** BEGIN Stored data **

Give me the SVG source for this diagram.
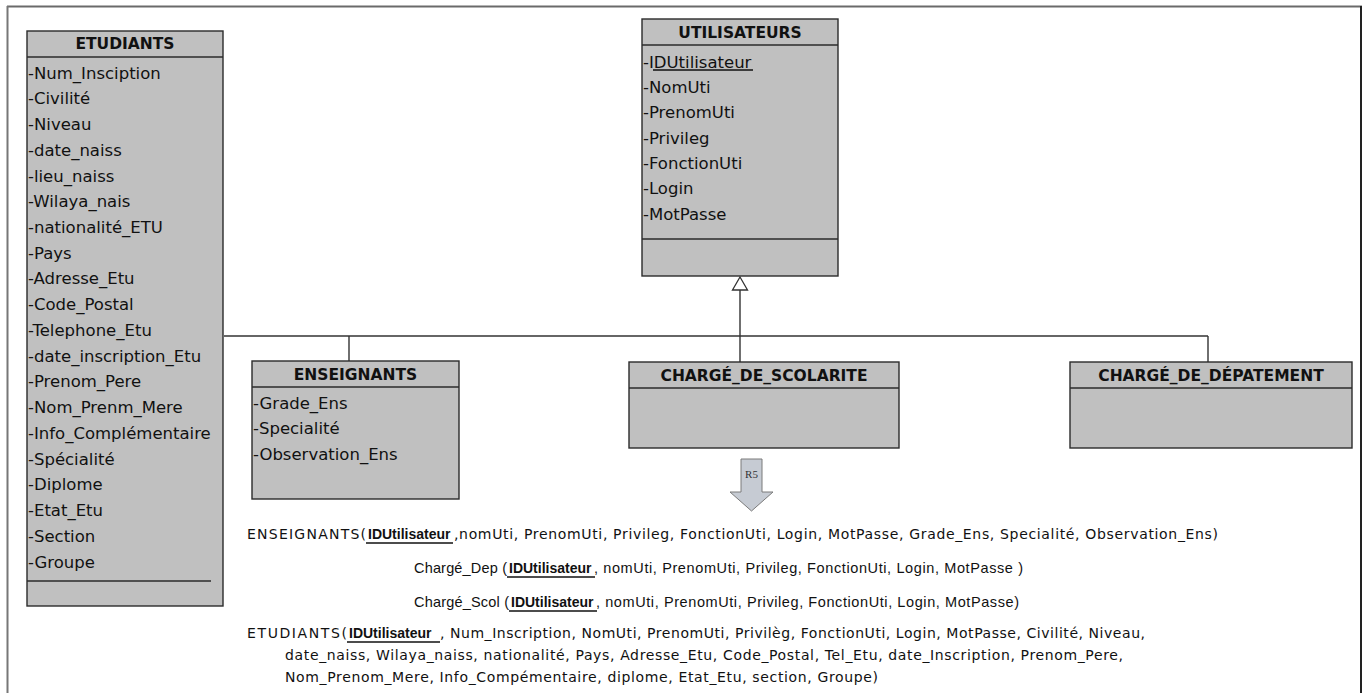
<svg xmlns="http://www.w3.org/2000/svg" width="1367" height="693" viewBox="0 0 1367 693">
<style>
.box{fill:#c0c0c0;stroke:#2b2b2b;stroke-width:1.4}
.sep{stroke:#2b2b2b;stroke-width:1.4;fill:none}
.hd{font-family:"DejaVu Sans",sans-serif;font-weight:bold;font-size:15.5px;fill:#111;text-anchor:middle}
.at{font-family:"DejaVu Sans",sans-serif;font-size:16.5px;fill:#111}
.cn{stroke:#333;stroke-width:1.4;fill:none}
.cm{font-family:"DejaVu Sans",sans-serif;font-size:14px;fill:#111}
.cmb{font-family:"Liberation Sans",Arial,sans-serif;font-weight:bold;font-size:14px;fill:#111}
.ar{font-family:"Liberation Sans",Arial,sans-serif;font-size:14.5px;fill:#111}
.arb{font-family:"Liberation Sans",Arial,sans-serif;font-weight:bold;font-size:14px;fill:#111}
.ul{stroke:#111;stroke-width:1.3}
</style>
<rect width="1367" height="693" fill="#fff"/>
<g id="frame">
<line x1="7" y1="6.5" x2="1362" y2="6.5" stroke="#6a6a6a" stroke-width="2"/>
<line x1="7.5" y1="6" x2="7.5" y2="693" stroke="#777" stroke-width="2"/>
<line x1="1361" y1="6" x2="1361" y2="693" stroke="#222" stroke-width="2"/>
</g>
<g id="connectors">
<line class="cn" x1="224" y1="336" x2="1208" y2="336"/>
<line class="cn" x1="349" y1="336" x2="349" y2="361"/>
<line class="cn" x1="740" y1="290" x2="740" y2="362"/>
<line class="cn" x1="1208" y1="336" x2="1208" y2="362"/>
<polygon points="740,277 747.5,290 732.5,290" fill="#fff" stroke="#333" stroke-width="1.3"/>
</g>
<g id="etudiants">
<rect class="box" x="27" y="31" width="196" height="575"/>
<line class="sep" x1="27" y1="57" x2="223" y2="57"/>
<line class="sep" x1="27" y1="581" x2="211" y2="581"/>
<text class="hd" x="125" y="49">ETUDIANTS</text>
<text class="at" x="28" y="78.5">-Num_Insciption</text>
<text class="at" x="28" y="104.2">-Civilité</text>
<text class="at" x="28" y="130">-Niveau</text>
<text class="at" x="28" y="155.7">-date_naiss</text>
<text class="at" x="28" y="181.5">-lieu_naiss</text>
<text class="at" x="28" y="207.2">-Wilaya_nais</text>
<text class="at" x="28" y="232.9">-nationalité_ETU</text>
<text class="at" x="28" y="258.7">-Pays</text>
<text class="at" x="28" y="284.4">-Adresse_Etu</text>
<text class="at" x="28" y="310.2">-Code_Postal</text>
<text class="at" x="28" y="335.9">-Telephone_Etu</text>
<text class="at" x="28" y="361.6">-date_inscription_Etu</text>
<text class="at" x="28" y="387.4">-Prenom_Pere</text>
<text class="at" x="28" y="413.1">-Nom_Prenm_Mere</text>
<text class="at" x="28" y="438.9">-Info_Complémentaire</text>
<text class="at" x="28" y="464.6">-Spécialité</text>
<text class="at" x="28" y="490.3">-Diplome</text>
<text class="at" x="28" y="516.1">-Etat_Etu</text>
<text class="at" x="28" y="541.8">-Section</text>
<text class="at" x="28" y="567.5">-Groupe</text>
</g>
<g id="utilisateurs">
<rect class="box" x="642" y="19" width="196" height="257"/>
<line class="sep" x1="642" y1="45" x2="838" y2="45"/>
<line class="sep" x1="642" y1="239" x2="838" y2="239"/>
<text class="hd" x="740" y="38">UTILISATEURS</text>
<text class="at" x="643" y="67.5">-IDUtilisateur</text>
<line class="ul" x1="653" y1="70" x2="753" y2="70"/>
<text class="at" x="643" y="92.8">-NomUti</text>
<text class="at" x="643" y="118.2">-PrenomUti</text>
<text class="at" x="643" y="143.5">-Privileg</text>
<text class="at" x="643" y="168.8">-FonctionUti</text>
<text class="at" x="643" y="194.2">-Login</text>
<text class="at" x="643" y="219.5">-MotPasse</text>
</g>
<g id="enseignants">
<rect class="box" x="252" y="361" width="207" height="138"/>
<line class="sep" x1="252" y1="387" x2="459" y2="387"/>
<text class="hd" x="355.5" y="380">ENSEIGNANTS</text>
<text class="at" x="253" y="408.5">-Grade_Ens</text>
<text class="at" x="253" y="434">-Specialité</text>
<text class="at" x="253" y="459.5">-Observation_Ens</text>
</g>
<g id="charge_scolarite">
<rect class="box" x="629" y="362" width="270" height="86"/>
<line class="sep" x1="629" y1="388" x2="899" y2="388"/>
<text class="hd" x="764" y="381">CHARGÉ_DE_SCOLARITE</text>
</g>
<g id="charge_departement">
<rect class="box" x="1070" y="362" width="282" height="86"/>
<line class="sep" x1="1070" y1="388" x2="1352" y2="388"/>
<text class="hd" x="1211" y="381">CHARGÉ_DE_DÉPATEMENT</text>
</g>
<g id="r5">
<polygon points="741,459 762,459 762,492 773,492 751.5,511 730,492 741,492" fill="#c6cbd3" stroke="#7a7a7a" stroke-width="1"/>
<text x="751.5" y="478" font-family="Liberation Serif,serif" font-size="11" fill="#333" text-anchor="middle">R5</text>
</g>
<g id="relational">
<text class="cm" x="247" y="539" font-size="15.5" textLength="119">ENSEIGNANTS(</text>
<text class="cmb" x="368" y="539">IDUtilisateur</text>
<line class="ul" x1="366" y1="543" x2="453" y2="543"/>
<text class="cm" x="454" y="539" textLength="764">,nomUti, PrenomUti, Privileg, FonctionUti, Login, MotPasse, Grade_Ens, Specialité, Observation_Ens)</text>

<text class="ar" x="414" y="573" textLength="93">Chargé_Dep (</text>
<text class="arb" x="509" y="573">IDUtilisateur</text>
<line class="ul" x1="507" y1="577" x2="595" y2="577"/>
<text class="ar" x="594" y="573" textLength="429">, nomUti, PrenomUti, Privileg, FonctionUti, Login, MotPasse )</text>

<text class="ar" x="414" y="607" textLength="95">Chargé_Scol (</text>
<text class="arb" x="511" y="607">IDUtilisateur</text>
<line class="ul" x1="509" y1="611" x2="597" y2="611"/>
<text class="ar" x="596" y="607" textLength="423">, nomUti, PrenomUti, Privileg, FonctionUti, Login, MotPasse)</text>

<text class="cm" x="247" y="638" font-size="16" textLength="100">ETUDIANTS(</text>
<text class="cmb" x="349" y="638" font-size="14.5">IDUtilisateur</text>
<line class="ul" x1="347" y1="642" x2="440" y2="642"/>
<text class="cm" x="440" y="638" textLength="705">, Num_Inscription, NomUti, PrenomUti, Privilèg, FonctionUti, Login, MotPasse, Civilité, Niveau,</text>
<text class="cm" x="285" y="660" textLength="838">date_naiss, Wilaya_naiss, nationalité, Pays, Adresse_Etu, Code_Postal, Tel_Etu, date_Inscription, Prenom_Pere,</text>
<text class="cm" x="285" y="682" textLength="593">Nom_Prenom_Mere, Info_Compémentaire, diplome, Etat_Etu, section, Groupe)</text>
</g>
</svg>
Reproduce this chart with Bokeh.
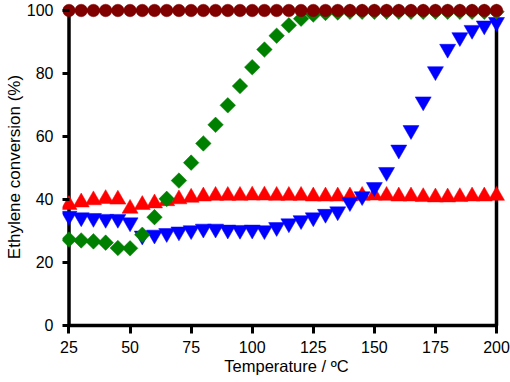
import math
from bokeh.plotting import figure
from bokeh.models import Range1d, FixedTicker, Title
from bokeh.embed import file_html
from bokeh.resources import INLINE

temps = list(range(25, 201, 5))

red_up = [38.3, 39.1, 39.8, 40.2, 40.0, 37.1, 38.3, 38.8, 39.5, 40.1,
          40.6, 41.0, 41.2, 41.2, 41.2, 41.3, 41.3, 41.2, 41.2, 41.2,
          41.0, 41.0, 41.0, 41.0, 41.2, 41.3, 41.2, 41.0, 41.0, 40.8,
          40.7, 40.7, 40.8, 41.0, 41.0, 41.2]

blue_down = [34.8, 34.3, 34.1, 33.8, 33.8, 32.7, 28.5, 28.8, 29.3, 29.8,
             30.2, 30.7, 30.7, 30.4, 30.3, 30.4, 30.2, 31.2, 32.4, 33.4,
             34.3, 35.4, 36.2, 39.1, 41.0, 43.9, 48.7, 55.8, 62.0, 71.1,
             80.7, 87.8, 91.5, 93.8, 95.2, 96.3]

green_diamond = [27.3, 27.0, 26.7, 26.3, 24.6, 24.5, 28.8, 34.4, 40.2, 46.0,
                 51.7, 57.8, 63.7, 69.9, 76.0, 82.0, 87.6, 92.0, 95.3, 97.4,
                 98.7, 99.2, 99.4, 99.6, 99.6, 99.6, 99.6, 99.6, 99.6, 99.6,
                 99.6, 99.6, 99.6, 99.6, 99.6, 99.6]

maroon_circle = [100.0] * 36

x_ticks = [25, 50, 75, 100, 125, 150, 175, 200]
y_ticks = [0, 20, 40, 60, 80, 100]

FONT = "Liberation Sans"

p = figure(width=510, height=380,
           x_range=Range1d(22.34, 205.73), y_range=Range1d(-2.54, 103.17),
           output_backend="svg", toolbar_location=None,
           min_border_left=62, min_border_right=0,
           min_border_top=0, min_border_bottom=47)
p.outline_line_color = None
p.xgrid.visible = False
p.ygrid.visible = False
p.background_fill_color = "white"
p.border_fill_color = "white"

for ax, ticks, tick_len in ((p.xaxis[0], x_ticks, 8), (p.yaxis[0], y_ticks, 7)):
    ax.ticker = FixedTicker(ticks=ticks)
    ax.axis_line_color = None
    ax.major_tick_line_color = "black"
    ax.major_tick_line_width = 3
    ax.major_tick_in = tick_len
    ax.major_tick_out = 0
    ax.minor_tick_line_color = None
    ax.major_label_text_font = FONT
    ax.major_label_text_font_size = "16px"
    ax.major_label_text_color = "black"
    ax.axis_label_text_font = FONT
    ax.axis_label_text_font_size = "16.5px"
    ax.axis_label_text_font_style = "normal"
    ax.axis_label_text_color = "black"
p.xaxis[0].major_label_standoff = 7
p.yaxis[0].major_label_standoff = 9
p.xaxis[0].axis_label = "Temperature / ºC"
p.xaxis[0].axis_label_standoff = 1

p.add_layout(Title(text="Ethylene conversion (%)", align="center", offset=-7,
                   text_font=FONT, text_font_size="17px", text_font_style="normal",
                   text_color="black", standoff=0), "left")

# plot box
p.quad(left=[min(temps)], right=[max(temps)], bottom=[y_ticks[0]], top=[y_ticks[-1]],
       fill_color=None, line_color="black", line_width=3.5)

p.scatter(temps, red_up, marker="triangle", size=16,
          fill_color="#ff0000", line_color="#ff0000", line_width=0.5)
p.scatter(temps, blue_down, marker="inverted_triangle", size=16,
          fill_color="#0000ff", line_color="#0000ff", line_width=0.5)
p.scatter(temps, green_diamond, marker="square", angle=math.pi / 4, size=11,
          fill_color="#008000", line_color="#008000", line_width=0.5)
p.scatter(temps, maroon_circle, marker="circle", size=12.5,
          fill_color="#800000", line_color="#800000", line_width=0.5)

open("out.html", "w").write(file_html(p, INLINE))
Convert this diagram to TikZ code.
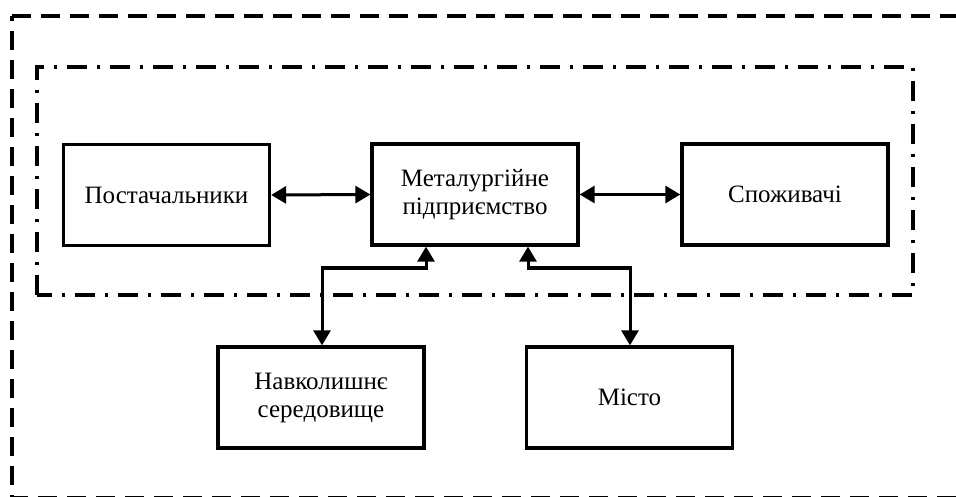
\documentclass[tikz,border=0pt]{standalone}
\usepackage{fontspec}
\setmainfont{Liberation Serif}
\usetikzlibrary{arrows.meta}
\begin{document}
\begin{tikzpicture}[x=1pt,y=-1pt,
  blk/.style={draw,line width=3.3pt,minimum width=206pt,minimum height=101pt,inner sep=0pt,align=center,font=\fontsize{25}{28}\selectfont},
  conn/.style={line width=3pt,{Triangle[length=15pt,width=17pt]}-{Triangle[length=15pt,width=17pt]}},
  outerdash/.style={line width=3.3pt,dash pattern=on 19pt off 10pt},
  innerdash/.style={line width=3.3pt,dash pattern=on 20pt off 10pt on 3pt off 10pt}]
\useasboundingbox (0,0) rectangle (956,497);
\clip (0,0) rectangle (956,497);
\draw[outerdash] (12,16) -- (970,16);
\draw[outerdash,dash phase=14pt] (12,16) -- (12,498) -- (970,498);
\draw[innerdash] (37,295) -- (37,67) -- (913,67) -- (913,295) -- cycle;
\node[blk] (post) at (166.5,195) {Постачальники};
\node[blk] (met) at (475,194.5) {Металургійне\\підприємство};
\node[blk] (spo) at (785,194.5) {Споживачі};
\node[blk] (nav) at (321,397.5) {Навколишнє\\середовище};
\node[blk] (mis) at (629.5,397.5) {Місто};
\coordinate (j1) at (426,268);
\coordinate (j2) at (322,268);
\coordinate (k1) at (528,268);
\coordinate (k2) at (630,268);
\draw[conn] (post.east) -- (met.west);
\draw[conn] (met.east) -- (spo.west);
\draw[conn] (met.south -| j1) -- (j1) -- (j2) -- (nav.north -| j2);
\draw[conn] (met.south -| k1) -- (k1) -- (k2) -- (mis.north -| k2);
\end{tikzpicture}
\end{document}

** END Stored data **

● Written problem
Pull out all lines from the entries above in which the word "this" appears.

● Exercise result
Give me the SVG source for this diagram.
Reproduce this chart with Bokeh.
Convert this diagram to TikZ code.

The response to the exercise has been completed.